Two points must be made:
- Including the postseason, Tebow started just 16 games at quarterback for the Broncos. With so few starts, he would need to be spectacular during them to truly belong in the Broncos 100. In eight of those games, he failed to complete 50 percent of his passes. No one else had more than six such games in the 2010 and 2011 seasons, and Tebow hit this distinction by starting fewer than half of the games. (Kyle Orton started two more games in those two seasons and had three fewer sub-50-percent games.) Yes, Tebow threw just six interceptions in 2011. He also fumbled a league-high 14 times that year.
- People remember the late-game comebacks, particularly during that six-game winning streak in 2011. I also remember how the defense, which was finally healthy after overcoming early-season injuries to Champ Bailey and D.J. Williams, held four of six foes during that streak to 13 or fewer points. Overall, the defense limited opponents to 13 or fewer points five times in the second half of the season, the most in Broncos history and the second-most by any team this decade.
It just doesn't add up for Tebow to be part of the Broncos 100.
Prater, who you referenced, was close in both the fan voting and the discussions that Jim Saccomano and I had.
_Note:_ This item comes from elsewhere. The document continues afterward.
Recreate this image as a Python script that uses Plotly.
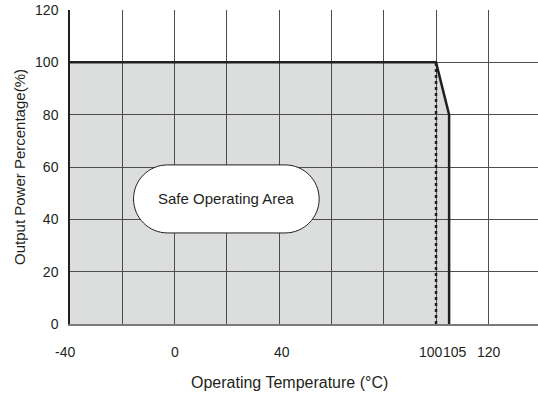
import plotly.graph_objects as go

# ---- data ----
TEMP = [-40, 100, 105, 105]          # derating curve, x (°C)
POWER = [100, 100, 80, 0]            # derating curve, y (%)
LIMIT_TEMP = [100, 100]              # dotted limit line
LIMIT_POWER = [0, 100]
X_TICKS = [-40, 0, 40, 100, 105, 120]
X_TICK_TEXT = ["-40", "0", "40", "100", "105", "120"]
Y_TICKS = [0, 20, 40, 60, 80, 100, 120]
Y_TICK_TEXT = ["0", "20", "40", "60", "80", "100", "120"]
AREA_LABEL = "Safe Operating Area"
X_TITLE = "Operating Temperature (°C)"
Y_TITLE = "Output Power Percentage(%)"

# ---- styles ----
INK = "#231f20"
GRID = "#4d4d4d"
FILL = "#dcdedd"
FONT = "Liberation Sans, Arial, sans-serif"
X_LABEL_SHIFT = [-5, 0, 3, -5, 6, 1]
BOX = dict(cx=19.8, cy=47.8, w=71.0, h=26.0)   # label box in data units

fig = go.Figure()

# filled safe area (shape below gridlines), built from the curve data
pts = [(TEMP[0], 0)] + list(zip(TEMP, POWER))
area_path = "M " + " L ".join(f"{x},{y}" for x, y in pts) + " Z"
fig.add_shape(type="path", path=area_path, xref="x", yref="y",
              fillcolor=FILL, line=dict(width=0), layer="below")

fig.add_trace(go.Scatter(x=TEMP, y=POWER, mode="lines",
                         line=dict(color=INK, width=2.5),
                         hoverinfo="skip", showlegend=False))
fig.add_trace(go.Scatter(x=LIMIT_TEMP, y=LIMIT_POWER, mode="lines",
                         line=dict(color=INK, width=2.5, dash="dot"),
                         hoverinfo="skip", showlegend=False))

# rounded label box
k = 0.5523
x0, x1 = BOX["cx"] - BOX["w"] / 2, BOX["cx"] + BOX["w"] / 2
y0, y1 = BOX["cy"] - BOX["h"] / 2, BOX["cy"] + BOX["h"] / 2
ry = BOX["h"] / 2
rx = ry * 1.0
cy = BOX["cy"]
p = (f"M {x0+rx},{y1} L {x1-rx},{y1} "
     f"C {x1-rx+k*rx},{y1} {x1},{cy+k*ry} {x1},{cy} "
     f"C {x1},{cy-k*ry} {x1-rx+k*rx},{y0} {x1-rx},{y0} "
     f"L {x0+rx},{y0} "
     f"C {x0+rx-k*rx},{y0} {x0},{cy-k*ry} {x0},{cy} "
     f"C {x0},{cy+k*ry} {x0+rx-k*rx},{y1} {x0+rx},{y1} Z")
fig.add_shape(type="path", path=p, xref="x", yref="y",
              fillcolor="white", line=dict(color=INK, width=1), layer="above")
fig.add_annotation(x=BOX["cx"], y=BOX["cy"], xref="x", yref="y", text=AREA_LABEL,
                   showarrow=False, font=dict(family=FONT, size=15, color=INK))

# x tick labels
for v, t, s in zip(X_TICKS, X_TICK_TEXT, X_LABEL_SHIFT):
    fig.add_annotation(x=v, y=0, xref="x", yref="y", text=t, showarrow=False,
                       xanchor="center", yanchor="middle", xshift=s, yshift=-28,
                       font=dict(family=FONT, size=14, color=INK))

# x axis title
fig.add_annotation(x=0.47, y=0, xref="paper", yref="paper", text=X_TITLE,
                   showarrow=False, xanchor="center", yanchor="middle", yshift=-58,
                   font=dict(family=FONT, size=16, color=INK))

fig.update_layout(
    width=538, height=394,
    margin=dict(l=70, r=0, t=10, b=70),
    paper_bgcolor="white", plot_bgcolor="white",
    font=dict(family=FONT, size=14, color=INK),
    xaxis=dict(range=[-40, 139], tick0=-40, dtick=20, showgrid=True,
               gridcolor=GRID, gridwidth=1, zeroline=False,
               showticklabels=False, ticks="",
               showline=True, linecolor="#7a7a7a", linewidth=2,
               automargin=False),
    yaxis=dict(range=[0, 120], tickvals=Y_TICKS, ticktext=Y_TICK_TEXT,
               showgrid=True, gridcolor=GRID, gridwidth=1, zeroline=False,
               ticks="outside", ticklen=7, tickcolor="rgba(0,0,0,0)",
               showline=True, linecolor=INK, linewidth=1.5,
               tickfont=dict(family=FONT, size=14, color=INK),
               title=dict(text=Y_TITLE, standoff=6,
                          font=dict(family=FONT, size=15, color=INK)),
               automargin=False),
)

fig.write_html("out.html", config={"displayModeBar": False},
               post_script="document.body.style.margin='0';"
                           "document.body.style.overflow='hidden';")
Working against him was the presence of three other kickers already on the 100 -- Ring of Famers Jason Elam, Jim Turner and Gene Mingo. (Mingo, who had multiple roles on special teams and offense, is perhaps the most versatile player in Broncos history.)
In the case of kicking, one must pay attention to their era and the norms of it. For the six seasons in which Prater kicked field goals for the Broncos -- 2008-13 (he had a late-season cameo on kickoffs in 2007) -- he hit 82.9 percent of his attempts, which was slightly below the league average of 83.6 for those years. Elam and Turner were both above the league average in field-goal percentage for their eras with the Broncos. Of the 23 kickers who attempted at least 120 field goals from 1971-79, when Turner kicked for the team, just three had better percentages that Turner's 65.1.
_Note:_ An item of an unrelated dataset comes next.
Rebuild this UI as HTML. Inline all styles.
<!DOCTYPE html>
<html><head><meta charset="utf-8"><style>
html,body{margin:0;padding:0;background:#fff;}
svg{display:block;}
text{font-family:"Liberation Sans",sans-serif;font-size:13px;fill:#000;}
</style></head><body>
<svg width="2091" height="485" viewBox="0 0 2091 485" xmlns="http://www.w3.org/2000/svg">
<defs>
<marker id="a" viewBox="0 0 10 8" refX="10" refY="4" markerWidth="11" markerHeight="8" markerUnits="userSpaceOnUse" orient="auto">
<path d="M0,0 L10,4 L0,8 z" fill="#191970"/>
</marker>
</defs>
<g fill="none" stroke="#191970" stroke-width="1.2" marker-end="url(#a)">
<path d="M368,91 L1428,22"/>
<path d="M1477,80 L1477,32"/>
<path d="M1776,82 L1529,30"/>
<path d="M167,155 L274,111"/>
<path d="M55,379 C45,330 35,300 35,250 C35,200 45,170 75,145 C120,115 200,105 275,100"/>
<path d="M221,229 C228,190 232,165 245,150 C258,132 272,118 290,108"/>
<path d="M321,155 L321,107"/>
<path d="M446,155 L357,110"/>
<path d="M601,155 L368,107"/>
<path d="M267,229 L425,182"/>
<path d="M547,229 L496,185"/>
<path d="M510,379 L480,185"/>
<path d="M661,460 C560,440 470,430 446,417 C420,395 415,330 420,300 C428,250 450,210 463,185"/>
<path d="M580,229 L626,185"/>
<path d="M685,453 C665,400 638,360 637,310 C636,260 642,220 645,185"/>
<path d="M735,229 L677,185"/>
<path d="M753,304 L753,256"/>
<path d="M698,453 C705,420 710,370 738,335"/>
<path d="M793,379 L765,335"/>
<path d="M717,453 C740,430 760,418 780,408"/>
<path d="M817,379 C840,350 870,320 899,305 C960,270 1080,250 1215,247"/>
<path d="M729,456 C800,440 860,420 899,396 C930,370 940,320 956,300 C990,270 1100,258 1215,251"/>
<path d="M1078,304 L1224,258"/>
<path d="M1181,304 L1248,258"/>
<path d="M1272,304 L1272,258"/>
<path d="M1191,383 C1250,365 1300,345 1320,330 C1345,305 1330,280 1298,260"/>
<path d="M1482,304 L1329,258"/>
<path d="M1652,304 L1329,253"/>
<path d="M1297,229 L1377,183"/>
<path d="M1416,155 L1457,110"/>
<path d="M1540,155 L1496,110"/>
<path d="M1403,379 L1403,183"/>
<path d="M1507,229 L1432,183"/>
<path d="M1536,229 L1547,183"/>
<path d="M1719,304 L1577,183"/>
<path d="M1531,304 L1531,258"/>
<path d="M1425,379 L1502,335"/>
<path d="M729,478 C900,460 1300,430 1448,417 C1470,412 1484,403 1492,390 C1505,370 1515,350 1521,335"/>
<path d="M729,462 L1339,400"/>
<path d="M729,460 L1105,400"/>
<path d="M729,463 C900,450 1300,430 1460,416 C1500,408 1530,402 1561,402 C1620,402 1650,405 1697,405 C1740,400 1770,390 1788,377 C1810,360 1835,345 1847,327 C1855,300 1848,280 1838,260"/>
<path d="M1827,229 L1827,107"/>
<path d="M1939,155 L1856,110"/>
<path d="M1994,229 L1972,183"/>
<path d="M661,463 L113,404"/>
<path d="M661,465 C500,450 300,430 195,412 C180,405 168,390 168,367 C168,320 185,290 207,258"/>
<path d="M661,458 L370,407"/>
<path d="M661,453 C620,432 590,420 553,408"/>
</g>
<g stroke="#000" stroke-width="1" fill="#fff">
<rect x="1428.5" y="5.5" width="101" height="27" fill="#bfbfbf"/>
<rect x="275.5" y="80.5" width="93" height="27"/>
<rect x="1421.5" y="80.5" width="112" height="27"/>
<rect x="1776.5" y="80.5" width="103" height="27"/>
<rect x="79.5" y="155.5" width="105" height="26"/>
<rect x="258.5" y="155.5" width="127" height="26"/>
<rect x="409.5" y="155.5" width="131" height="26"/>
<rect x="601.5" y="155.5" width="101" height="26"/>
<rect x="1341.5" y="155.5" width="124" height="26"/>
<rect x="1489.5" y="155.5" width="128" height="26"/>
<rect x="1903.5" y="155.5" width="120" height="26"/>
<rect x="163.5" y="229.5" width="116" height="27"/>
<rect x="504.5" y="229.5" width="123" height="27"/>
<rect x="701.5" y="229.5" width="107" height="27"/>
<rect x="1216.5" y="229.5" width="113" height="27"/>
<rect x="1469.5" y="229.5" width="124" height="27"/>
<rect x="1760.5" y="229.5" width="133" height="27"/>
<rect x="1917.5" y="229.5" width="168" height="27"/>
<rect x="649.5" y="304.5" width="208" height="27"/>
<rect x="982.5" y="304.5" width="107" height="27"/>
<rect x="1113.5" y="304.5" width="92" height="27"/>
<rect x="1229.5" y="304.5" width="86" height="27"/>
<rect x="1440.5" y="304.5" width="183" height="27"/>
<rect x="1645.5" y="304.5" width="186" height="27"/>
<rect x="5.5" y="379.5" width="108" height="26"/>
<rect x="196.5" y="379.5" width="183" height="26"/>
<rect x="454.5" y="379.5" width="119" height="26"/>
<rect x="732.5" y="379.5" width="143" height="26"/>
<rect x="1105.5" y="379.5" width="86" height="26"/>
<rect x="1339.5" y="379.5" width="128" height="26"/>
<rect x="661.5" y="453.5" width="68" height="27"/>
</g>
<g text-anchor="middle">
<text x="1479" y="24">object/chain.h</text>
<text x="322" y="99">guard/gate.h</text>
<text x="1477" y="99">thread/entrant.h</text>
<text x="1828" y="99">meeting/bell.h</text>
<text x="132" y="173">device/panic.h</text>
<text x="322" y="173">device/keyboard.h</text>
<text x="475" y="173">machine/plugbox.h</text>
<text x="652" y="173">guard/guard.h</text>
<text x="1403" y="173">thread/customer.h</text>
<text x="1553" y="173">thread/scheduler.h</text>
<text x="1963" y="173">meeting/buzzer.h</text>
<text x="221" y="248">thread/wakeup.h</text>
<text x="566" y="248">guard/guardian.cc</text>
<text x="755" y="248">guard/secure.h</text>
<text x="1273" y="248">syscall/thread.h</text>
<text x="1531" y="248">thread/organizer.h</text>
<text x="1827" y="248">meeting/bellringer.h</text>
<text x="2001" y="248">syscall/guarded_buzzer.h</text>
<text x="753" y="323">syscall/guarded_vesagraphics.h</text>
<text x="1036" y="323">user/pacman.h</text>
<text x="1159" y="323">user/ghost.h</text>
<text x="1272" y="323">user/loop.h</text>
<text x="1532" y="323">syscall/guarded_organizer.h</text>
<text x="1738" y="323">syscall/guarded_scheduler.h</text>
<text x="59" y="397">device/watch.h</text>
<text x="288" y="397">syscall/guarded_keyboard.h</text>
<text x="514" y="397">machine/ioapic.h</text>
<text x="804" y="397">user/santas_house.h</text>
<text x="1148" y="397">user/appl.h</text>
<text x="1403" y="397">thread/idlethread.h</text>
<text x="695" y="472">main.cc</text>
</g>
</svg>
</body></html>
Chubb, as mentioned earlier, only has the single season of production. While the chances of him maintaining that level of play or increasing it appear to be good, there are no guarantees, and the Broncos 100 reflects tangible contributions to the Broncos, not guesswork as to what their play could be. Another season like 2018 would likely put Chubb among the top 100 if a new list were compiled next year. But if Chubb's production tails off like that of Mike Croel, who followed his 10-sack rookie season of 1991, with just 10 sacks over his next three years combined, he wouldn't be a candidate for the 100.
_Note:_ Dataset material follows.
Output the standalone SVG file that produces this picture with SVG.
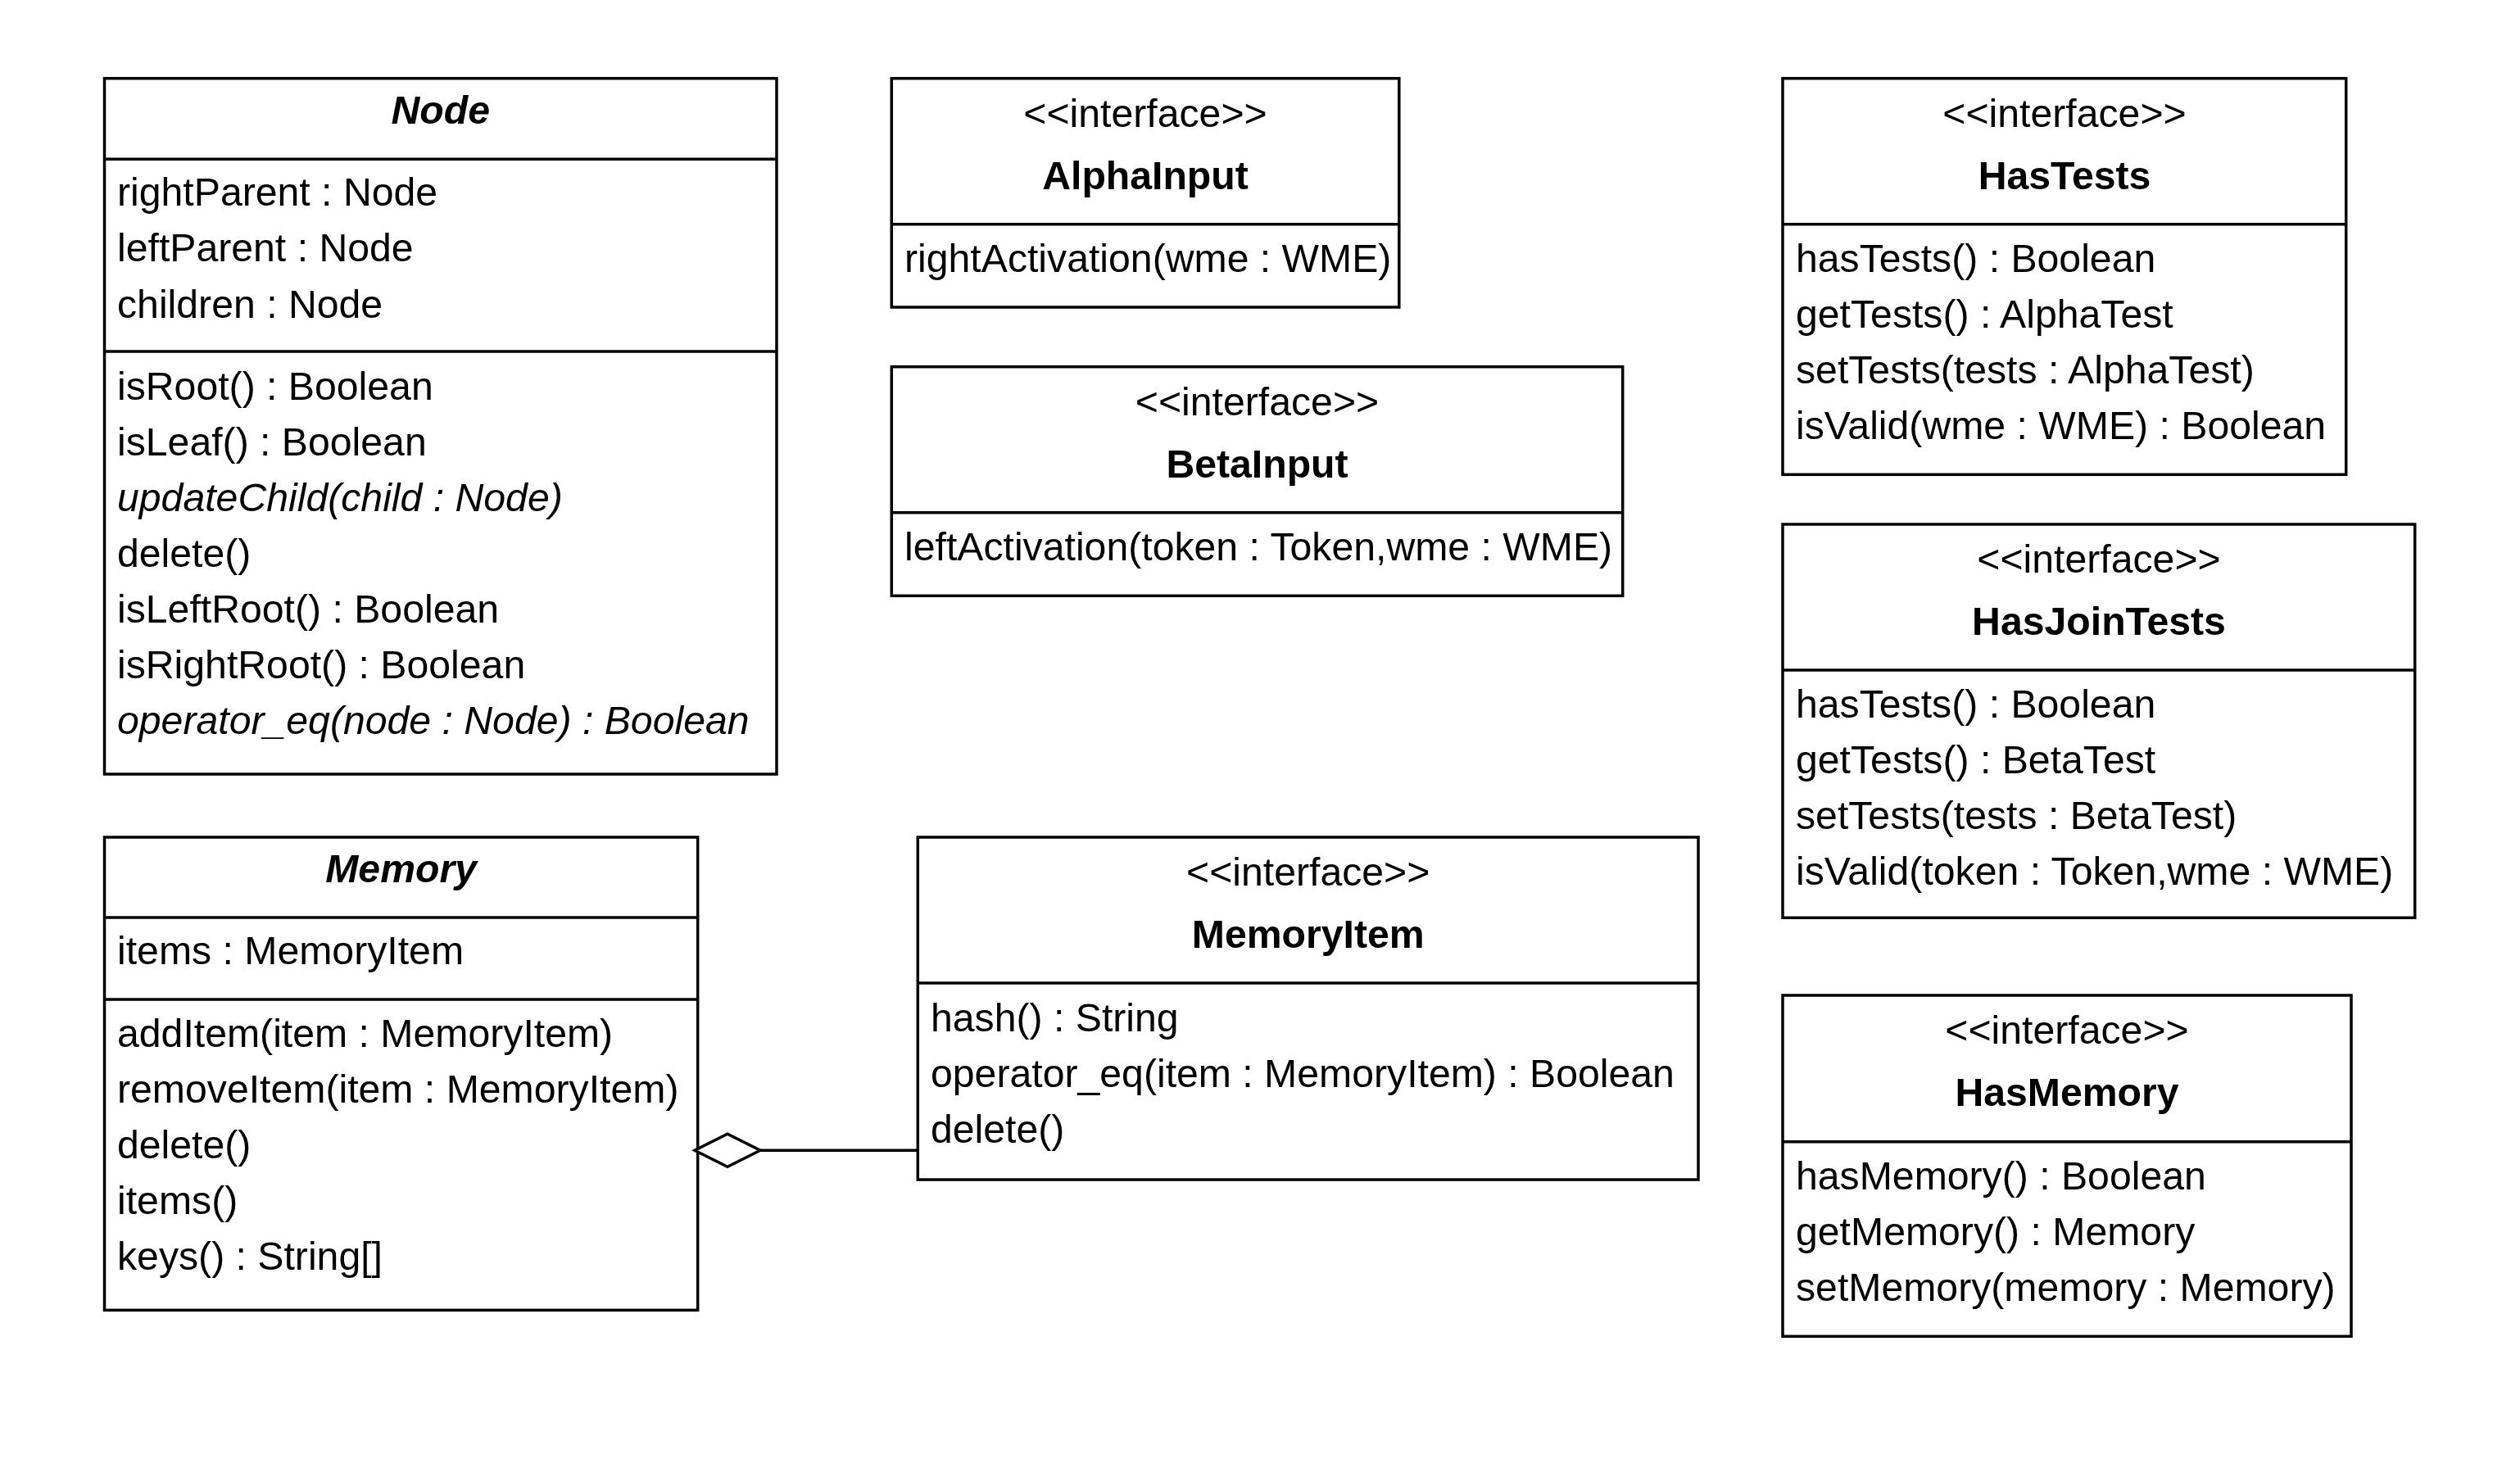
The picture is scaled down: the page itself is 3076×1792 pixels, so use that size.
<svg xmlns="http://www.w3.org/2000/svg" width="3076" height="1792" viewBox="0 0 3076 1792">
<style>
.box{fill:#fff;stroke:#000;stroke-width:3.5}
.sep{stroke:#000;stroke-width:3.5}
.conn{stroke:#000;stroke-width:3.5;fill:none}
text{font-family:"Liberation Sans",Arial,Helvetica,sans-serif;font-size:48.2px;fill:#000}
.c{text-anchor:middle}
.b{font-weight:bold}
.i{font-style:italic}
</style>
<defs>
<marker id="agg" markerUnits="userSpaceOnUse" markerWidth="88" markerHeight="48" viewBox="0 0 88 48" refX="84" refY="24" orient="auto">
<path d="M4,24 L44,4 L84,24 L44,44 Z" fill="#fff" stroke="#000" stroke-width="3.5"/>
</marker>
</defs>
<rect width="3076" height="1792" fill="#fff"/>

<g id="Node">
<rect class="box" x="127.5" y="95.7" width="820.5" height="849.3"/>
<line class="sep" x1="127.5" y1="194.3" x2="948" y2="194.3"/>
<line class="sep" x1="127.5" y1="429" x2="948" y2="429"/>
<text class="c b i" x="537.8" y="151">Node</text>
<text x="143" y="250.7">rightParent : Node</text>
<text x="143" y="319.2">leftParent : Node</text>
<text x="143" y="387.7">children : Node</text>
<text x="143" y="488">isRoot() : Boolean</text>
<text x="143" y="556">isLeaf() : Boolean</text>
<text class="i" x="143" y="624">updateChild(child : Node)</text>
<text x="143" y="692">delete()</text>
<text x="143" y="760">isLeftRoot() : Boolean</text>
<text x="143" y="828">isRightRoot() : Boolean</text>
<text class="i" x="143" y="896">operator_eq(node : Node) : Boolean</text>
</g>

<g id="AlphaInput">
<rect class="box" x="1088.3" y="95.7" width="619.5" height="279.3"/>
<line class="sep" x1="1088.3" y1="273.7" x2="1707.8" y2="273.7"/>
<text class="c" x="1398" y="155">&lt;&lt;interface&gt;&gt;</text>
<text class="c b" x="1398" y="231">AlphaInput</text>
<text x="1104" y="331.7">rightActivation(wme : WME)</text>
</g>

<g id="BetaInput">
<rect class="box" x="1088.3" y="447.7" width="892.4" height="279.6"/>
<line class="sep" x1="1088.3" y1="625.7" x2="1980.7" y2="625.7"/>
<text class="c" x="1534.5" y="507">&lt;&lt;interface&gt;&gt;</text>
<text class="c b" x="1534.5" y="583">BetaInput</text>
<text x="1104" y="683.7">leftActivation(token : Token,wme : WME)</text>
</g>

<g id="HasTests">
<rect class="box" x="2176" y="95.7" width="687.7" height="483.6"/>
<line class="sep" x1="2176" y1="273.7" x2="2863.7" y2="273.7"/>
<text class="c" x="2520" y="155">&lt;&lt;interface&gt;&gt;</text>
<text class="c b" x="2520" y="231">HasTests</text>
<text x="2192" y="331.7">hasTests() : Boolean</text>
<text x="2192" y="399.7">getTests() : AlphaTest</text>
<text x="2192" y="467.7">setTests(tests : AlphaTest)</text>
<text x="2192" y="535.7">isValid(wme : WME) : Boolean</text>
</g>

<g id="HasJoinTests">
<rect class="box" x="2176" y="640" width="771.7" height="480.3"/>
<line class="sep" x1="2176" y1="818" x2="2947.7" y2="818"/>
<text class="c" x="2562" y="699">&lt;&lt;interface&gt;&gt;</text>
<text class="c b" x="2562" y="775">HasJoinTests</text>
<text x="2192" y="876">hasTests() : Boolean</text>
<text x="2192" y="944">getTests() : BetaTest</text>
<text x="2192" y="1012">setTests(tests : BetaTest)</text>
<text x="2192" y="1080">isValid(token : Token,wme : WME)</text>
</g>

<g id="HasMemory">
<rect class="box" x="2176" y="1215" width="694" height="416.3"/>
<line class="sep" x1="2176" y1="1393.7" x2="2870" y2="1393.7"/>
<text class="c" x="2523" y="1274">&lt;&lt;interface&gt;&gt;</text>
<text class="c b" x="2523" y="1350">HasMemory</text>
<text x="2192" y="1451.7">hasMemory() : Boolean</text>
<text x="2192" y="1520">getMemory() : Memory</text>
<text x="2192" y="1588.3">setMemory(memory : Memory)</text>
</g>

<g id="Memory">
<rect class="box" x="127.5" y="1022" width="724.2" height="577.3"/>
<line class="sep" x1="127.5" y1="1120" x2="851.7" y2="1120"/>
<line class="sep" x1="127.5" y1="1220" x2="851.7" y2="1220"/>
<text class="c b i" x="489.6" y="1077">Memory</text>
<text x="143" y="1177">items : MemoryItem</text>
<text x="143" y="1278">addItem(item : MemoryItem)</text>
<text x="143" y="1346">removeItem(item : MemoryItem)</text>
<text x="143" y="1414">delete()</text>
<text x="143" y="1482">items()</text>
<text x="143" y="1550">keys() : String[]</text>
</g>

<g id="MemoryItem">
<rect class="box" x="1120.3" y="1022" width="952.7" height="418"/>
<line class="sep" x1="1120.3" y1="1200" x2="2073" y2="1200"/>
<text class="c" x="1596.7" y="1081">&lt;&lt;interface&gt;&gt;</text>
<text class="c b" x="1596.7" y="1157">MemoryItem</text>
<text x="1136" y="1259">hash() : String</text>
<text x="1136" y="1327">operator_eq(item : MemoryItem) : Boolean</text>
<text x="1136" y="1395">delete()</text>
</g>

<g id="connectors">
<line class="conn" x1="1120.3" y1="1404.3" x2="848" y2="1404.3" marker-end="url(#agg)"/>
</g>
</svg>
#AskMase Could you elucidate the selection of Daniel Graham? In my memory he was a solid player, sure, but doesn't really seem deserving of this historic acknowledgment.
-- Stacy Carson (@carsonic on Twitter)
During his four seasons (2007-10), Graham was a team leader, serving as a captain over multiple years and under multiple head coaches (he played under three: Mike Shanahan, Josh McDaniels and interim coach Eric Studesville). I know at least one reporter brought up the idea that Clarence Kay should have been in the 100, but Graham had more receptions and yards per 16 games than Kay did, plus Graham displayed impeccable character with the team despite the decline in the Broncos' on-field fortunes in those years.
Part of selecting a Broncos 100 involves having a balanced group to make sure each position and area of the team is properly represented. Wide receivers might have more spectacular receiving numbers and quarterbacks drive the offense, but having just two or three tight ends on the 100 would be to overlook contributions that go beyond the numbers. That's why you see noted blocker Dwayne "House" Carswell on the Broncos 100, and that also helped get Graham over the line, as well.